College Daughter Coming Home 
for the Summer

 by Chuck Snyder
 co-chaplain for the Seattle Mariners

 

Dear Chuck,
Our first one to leave the nest has finished up her freshman year at college and is coming home for the summer. We need help setting up boundaries and guidelines in advance so her father and I can be a team on the same page. She is a Christian and is attending an accredited Bible college. We have noticed she has become more lenient in her choice of movies, music, mode of dress and topics of conversation. Not to mention curfews!! We love her, we are happy to have her come home. But there are other siblings who are going to be watching, mimicking and impressed with her actions. Thanks for your advice. 

Chuck's Response
Thanks for the note about your daughter coming home from college for the summer. I suggest that after she gets home, you and your husband take her out for a nice dinner and talk about her year and tell her 10 things she is doing "right." Then, after dessert, gently and kindly lay out the rules you have for the summer. I hope you won't have too many. You can't be her Holy Spirit -- she already has one of those, no doubt. Just explain that the younger kids will be watching her, so lay out the rules that are important to you.
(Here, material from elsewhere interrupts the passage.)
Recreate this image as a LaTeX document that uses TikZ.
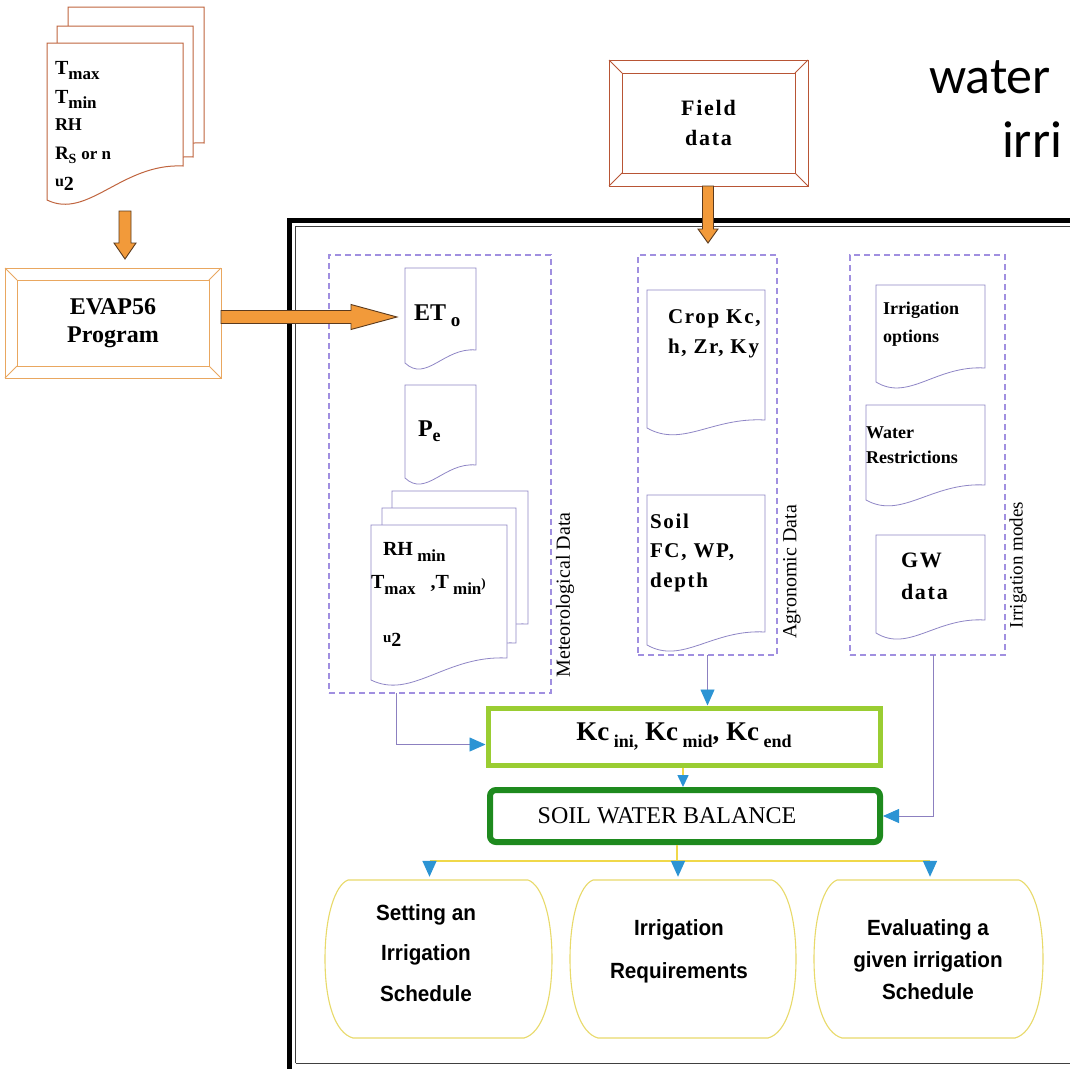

I'd even be willing to take a glance at them and give you an outside viewpoint if you would like me to. She is an adult now, even though she will still be under your roof. The highest goal for a parent is to help make their kids independent before they leave home for the final time. I hope she is mature enough to want to be a good example for the other children. This might set her on the right path. If not, then get back to me with what she is doing that is wrong ... and I'd be happy to give you my thoughts. Be sure to let me know if you want to talk further.